Solca: «Se l’operazione alla fine è una cessione, di fatto è la rinuncia di avere un campione italiano nel retail abbigliamento»
Al di là dei rischi di non riuscire a valorizzare adeguatamente il marchio, nella visione di Solca lo svantaggio potrebbe riguardare il sistema Paese. «Se l’operazione alla fine è una cessione, di fatto [lo svantaggio è] la rinuncia di avere un campione italiano nel retail abbigliamento. Un po’ come fu fatto a suo tempo con GS, con la vendita ai francesi, nel campo della distribuzione alimentare».
Mire italiane
Uniqlo sta espandendo la sua rete in Europa e ha da tempo annunciato che Milano è una delle città nel mirino. «A Milano stiamo cercando da tempo una location centrale che ci soddisfi», ha detto Tadashi Yanai, numero uno di Fast Retailing. Dopo il Regno Unito e la Francia (a Parigi è presente dal 2007), Uniqlo si è espansa in altre parti d’Europa, a partire da Berlino e mira, oltre all’Italia, al Belgio e alla Spagna. Le due aree di espansione maggiori sono però gli Stati Uniti e l’Asia. Negli Usa a fine febbraio i negozi erano 39, rispetto ai 22 di un anno prima. Gli States non sono però un mercato semplice, per la concorrenza di molti marchi “locali”, con il risultato che la prima parte dell’anno fiscale 2015 ha visto delle perdite operative nella regione.

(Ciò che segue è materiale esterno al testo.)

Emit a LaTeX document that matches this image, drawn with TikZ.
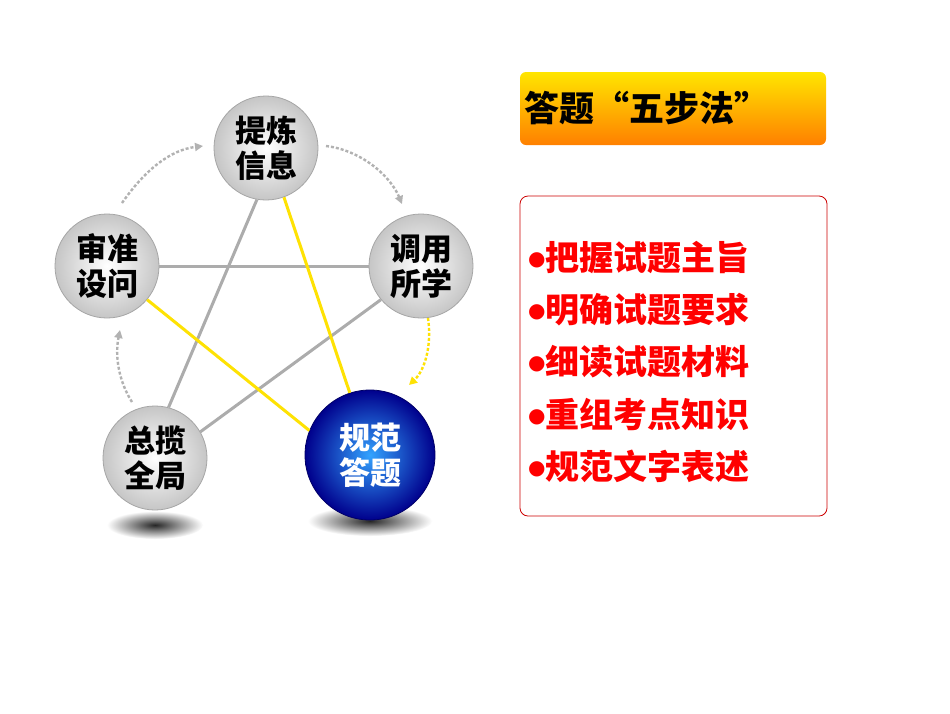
\documentclass[tikz,border=0pt]{standalone}
\usepackage{fontspec}
\newfontfamily\cjk{Noto Sans CJK SC}
\newfontfamily\djv{DejaVu Sans}
\usetikzlibrary{arrows.meta,shadings}
\begin{document}
\begin{tikzpicture}[x=1pt,y=-1pt,
  ballnode/.style={circle,minimum size=104pt,inner sep=0pt,inner color=white,outer color=gray!45,draw=gray!70,line width=0.8pt,font=\cjk\bfseries\fontsize{31}{35}\selectfont,align=center,text=black},
  bluenode/.style={ballnode,minimum size=130pt,inner color=blue!45!cyan!80,outer color=blue!55!black,draw=blue!40!black,text=white},
  gline/.style={draw=gray!65,line width=3pt},
  yline/.style={draw=yellow!85!orange,line width=3pt},
  darr/.style={draw=gray!60,line width=2.4pt,dash pattern=on 3pt off 2pt,-{Triangle[length=8pt,width=8pt]}},
  redtext/.style={text=red,font=\cjk\bfseries\fontsize{34}{38}\selectfont,anchor=west,inner sep=0pt}]
\useasboundingbox (0,0) rectangle (950,713);
\fill[white] (0,0) rectangle (950,713);
\shade[inner color=black!85,outer color=white] (155,525) ellipse (48pt and 14pt);
\shade[inner color=black!85,outer color=white] (370,521) ellipse (62pt and 15pt);
\node[ballnode] (tl) at (266,148) {提炼\\信息};
\node[ballnode] (sz) at (107,266) {审准\\设问};
\node[ballnode] (dy) at (421,266) {调用\\所学};
\node[ballnode] (zl) at (155,458) {总揽\\全局};
\node[bluenode] (gf) at (370,455) {规范\\答题};
\path[gline] (sz.east) -- (dy.west);
\path[gline] (tl.-100) -- (zl.75);
\path[gline] (dy.-140) -- (zl.30);
\path[yline] (tl.-70) -- (gf.108);
\path[yline] (sz.-40) -- (gf.158);
\coordinate (a1) at (122,203); \coordinate (a2) at (203,146);
\draw[darr] (a1) .. controls (145,170) and (170,150) .. (a2);
\coordinate (b1) at (326,146); \coordinate (b2) at (402,204);
\draw[darr] (b1) .. controls (360,150) and (390,175) .. (b2);
\coordinate (c1) at (132,402); \coordinate (c2) at (120,330);
\draw[darr] (c1) .. controls (118,380) and (115,355) .. (c2);
\coordinate (d1) at (428,318); \coordinate (d2) at (409,385);
\draw[darr,draw=yellow!85!orange] (d1) .. controls (432,345) and (425,370) .. (d2);
\shade[top color=yellow!80!orange,bottom color=orange,rounded corners=6pt] (520,72) rectangle (826,145);
\node[font=\cjk\bfseries\fontsize{35}{38}\selectfont,anchor=west,inner sep=0pt] (title) at (524,108) {答题“五步法”};
\draw[red!80!black,line width=0.8pt,rounded corners=8pt] (520,196) rectangle (827,516);
\foreach \t [count=\i] in {把握试题主旨,明确试题要求,细读试题材料,重组考点知识,规范文字表述}{
  \node[redtext] (l\i) at (528,258+52*\i-52) {\raisebox{5pt}{\djv\fontsize{20}{20}\selectfont ●}\t};
}
\end{tikzpicture}
\end{document}
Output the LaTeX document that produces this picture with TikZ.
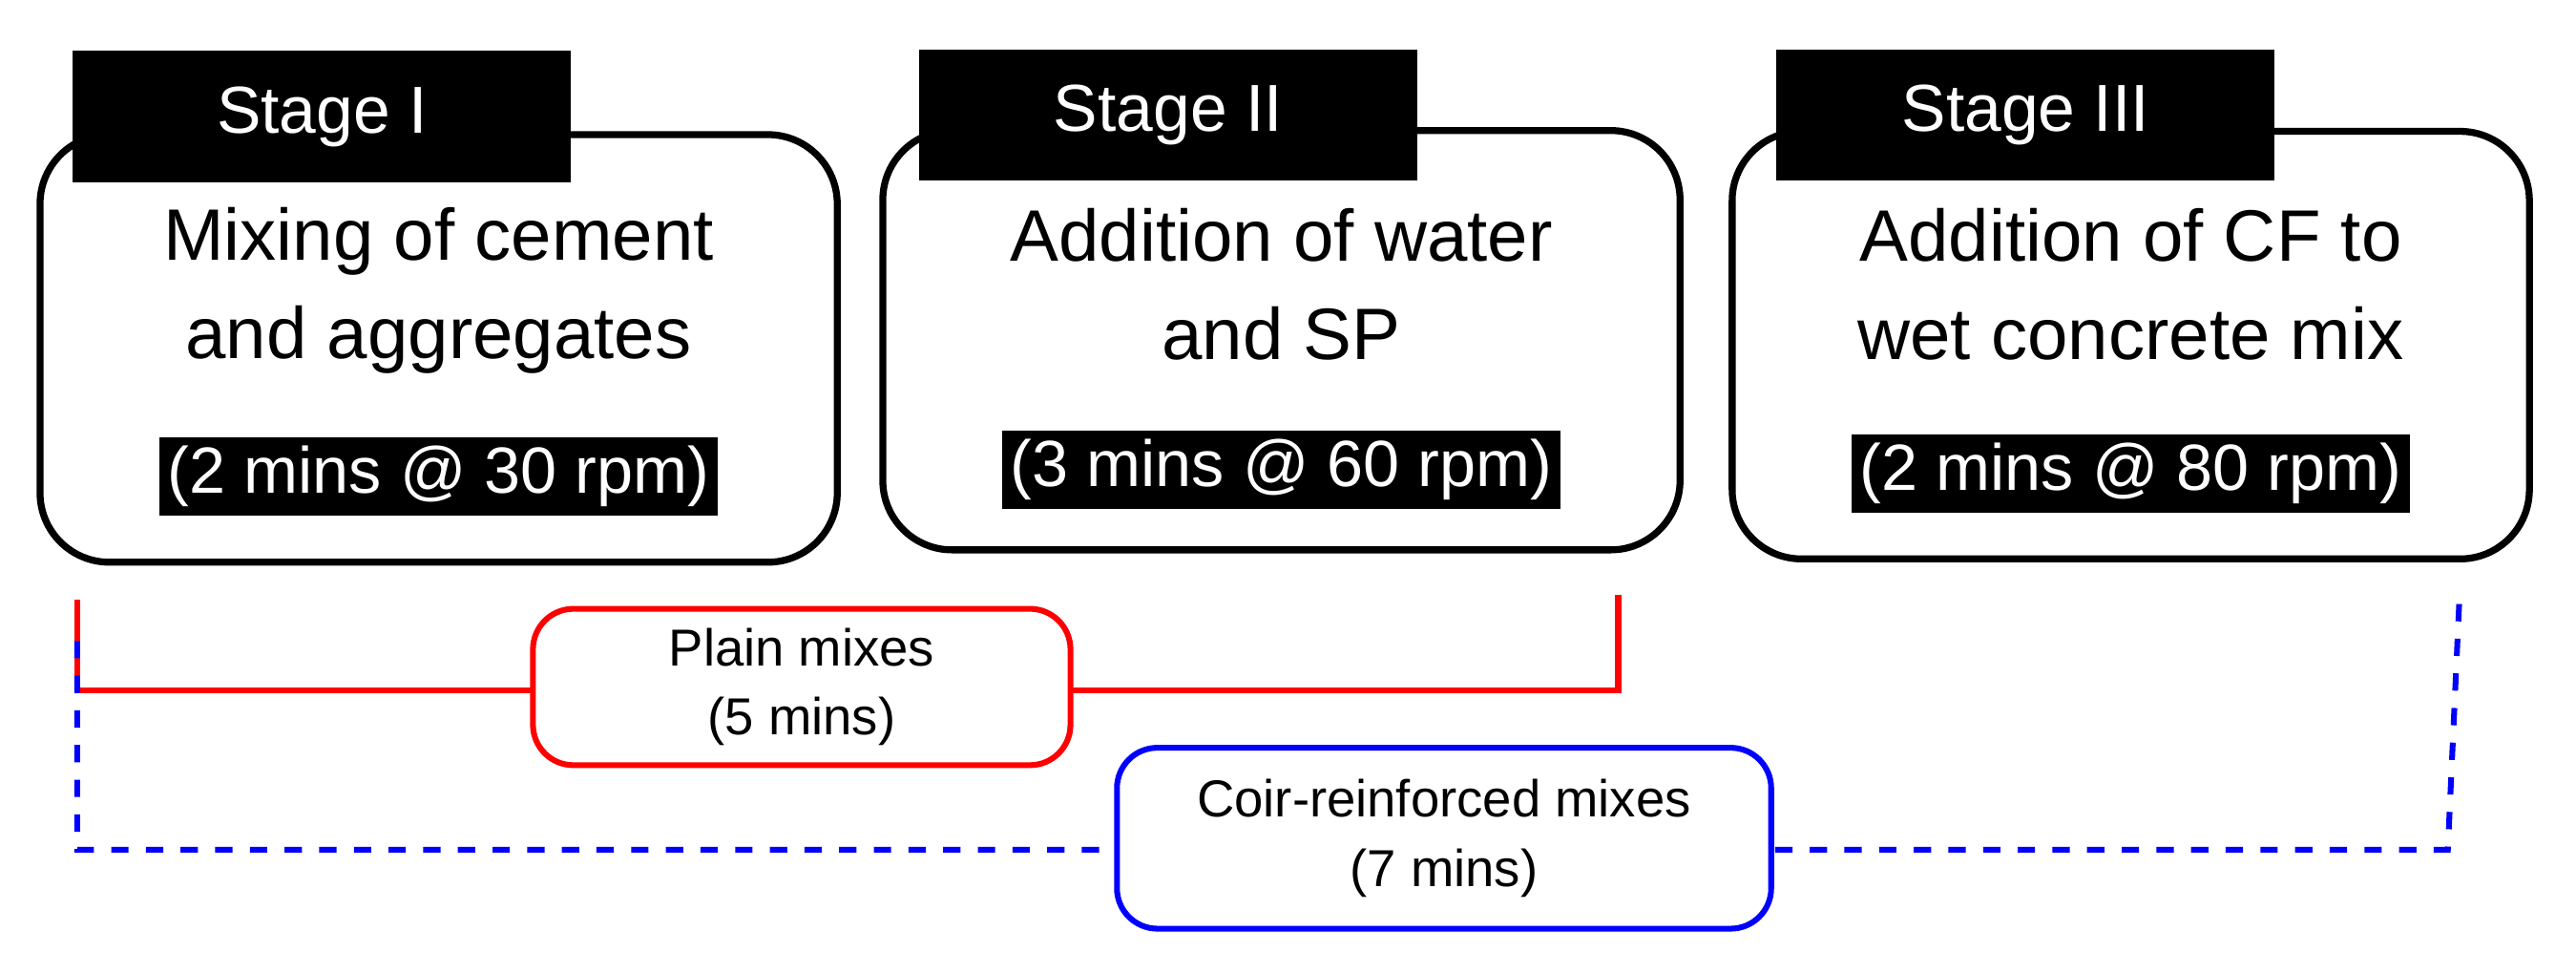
\documentclass[tikz,border=0pt]{standalone}
\usepackage{fontspec}
\setmainfont{Liberation Sans}
\usetikzlibrary{positioning}
\tikzset{
  stagebox/.style={draw=black, line width=1.2pt, rounded corners=12pt, minimum width=4.85cm, minimum height=2.6cm},
  stagetag/.style={fill=black, text=white, minimum width=3.03cm, minimum height=0.8cm, font=\fontsize{11.5}{14}\selectfont},
  maintext/.style={align=center, font=\fontsize{12.6}{17}\selectfont},
  timetag/.style={fill=black, text=white, inner sep=1.5pt, font=\fontsize{11.3}{14}\selectfont},
  sumbox/.style={draw, line width=1pt, rounded corners=7pt, align=center, font=\fontsize{9}{12}\selectfont},
}
\begin{document}
\begin{tikzpicture}[x=0.01cm,y=-0.01cm]
  \useasboundingbox (0,0) rectangle (1568,592);
  % stages
  \node[stagebox] (b1) at (267,212) {};
  \node[stagebox, minimum height=2.55cm] (b2) at (780,207) {};
  \node[stagebox, minimum height=2.6cm] (b3) at (1297,210) {};
  \node[stagetag] (t1) at (196,71) {Stage I};
  \node[stagetag] (t2) at (711,70) {Stage II};
  \node[stagetag] (t3) at (1233,70) {Stage III};
  \node[maintext] (m1) at (267,177) {Mixing of cement\\and aggregates};
  \node[maintext] (m2) at (780,173) {Addition of water\\and SP};
  \node[maintext] (m3) at (1297,173) {Addition of CF to\\wet concrete mix};
  \node[timetag] (p1) at (267,290) {(2 mins @ 30 rpm)};
  \node[timetag] (p2) at (780,286) {(3 mins @ 60 rpm)};
  \node[timetag] (p3) at (1297,288) {(2 mins @ 80 rpm)};
  % totals
  \coordinate (r1) at (47,365);
  \coordinate (r2) at (985,362);
  \coordinate (u1) at (47,390);
  \coordinate (u2) at (1497,365);
  \draw[red, line width=1pt] (r1) -- (47,420) -- (985,420) -- (r2);
  \draw[blue, dashed, line width=1pt] (u1) -- (47,517) -- (1490,517) -- (u2);
  \node[sumbox, draw=red, fill=white, minimum width=3.27cm, minimum height=0.93cm] (plain) at (488,418) {Plain mixes\\(5 mins)};
  \node[sumbox, draw=blue, fill=white, minimum width=3.98cm, minimum height=1.1cm] (coir) at (879,510) {Coir-reinforced mixes\\(7 mins)};
\end{tikzpicture}
\end{document}
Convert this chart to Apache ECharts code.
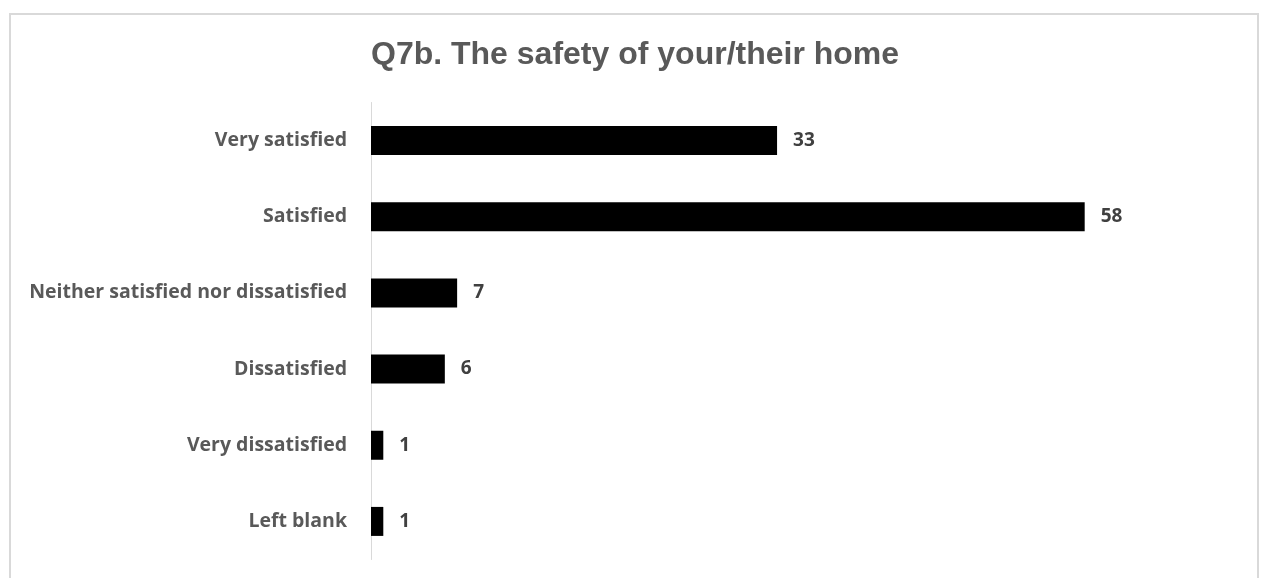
<!DOCTYPE html>
<html>
<head>
<meta charset="utf-8">
<script src="https://cdn.jsdelivr.net/npm/echarts@6/dist/echarts.min.js"></script>
<style>
  html, body { margin: 0; padding: 0; background: #fff; }
  #frame { position: absolute; left: 9px; top: 13px; width: 1250px; height: 600px; border: 2px solid #d9d9d9; box-sizing: border-box; }
  #chart { position: absolute; left: 0; top: 0; width: 1263px; height: 578px; }
</style>
</head>
<body>
<div id="frame"></div>
<div id="chart"></div>
<script>
const titleText = 'Q7b. The safety of your/their home';
const categories = ['Very satisfied', 'Satisfied', 'Neither satisfied nor dissatisfied', 'Dissatisfied', 'Very dissatisfied', 'Left blank'];
const counts = [33, 58, 7, 6, 1, 1];

const chart = echarts.init(document.getElementById('chart'));
chart.setOption({
  animation: false,
  title: {
    text: titleText,
    left: 371,
    top: 39,
    padding: 0,
    textStyle: { fontFamily: 'Liberation Sans, Arial', fontWeight: 'bold', fontSize: 32, color: '#595959' }
  },
  grid: { left: 371, top: 102.5, width: 738.3, height: 457, containLabel: false },
  xAxis: {
    type: 'value', min: 0, max: 60,
    show: false
  },
  yAxis: {
    type: 'category',
    data: categories,
    inverse: true,
    axisLine: { show: true, lineStyle: { color: '#d9d9d9', width: 1 } },
    axisTick: { show: false },
    axisLabel: { margin: 24, fontFamily: 'Open Sans', fontWeight: 'bold', fontSize: 19.5, color: '#595959' }
  },
  series: [{
    type: 'bar',
    data: counts,
    barWidth: 29,
    itemStyle: { color: '#000000' },
    label: { show: true, position: 'right', distance: 16, fontFamily: 'Open Sans', fontWeight: 'bold', fontSize: 19, color: '#404040' }
  }]
});
</script>
</body>
</html>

«A Milano stiamo cercando da tempo una location centrale che ci soddisfi», ha detto Tadashi Yanai, numero uno di Fast Retailing
Prosegue invece fortissima l’espansione in Asia e in particolare in Cina, Taiwan, Hong Kong e Corea del Sud. È grazie a questi mercati che la divisione internazionale del gruppo è cresciuta del 48,9% in termini di ricavi e del 63% in termini di profitti. Fuori dal Giappone nell’ultimo anno sono stati inaugurati 183 negozi, portanto il numero di punti vendita all’estero a 700 unità, poco meno degli 830 in Giappone. Entro il 2020, ricorda Il Sole 24 Ore, il patron di Fast Retailing intende più che triplicare il giro d’affari a 5mila miliardi di yen (pari a circa 36 miliardi di euro).
Proprio questa presenza in Asia può fare gola a Benetton, che nell’area non ha mai sfondato. L’ultimo grande investimento all’estero di Benetton è l’apertura di 40 punti vendita in Russia, lo scorso ottobre. Una scelta che per tempismo non ha brillato.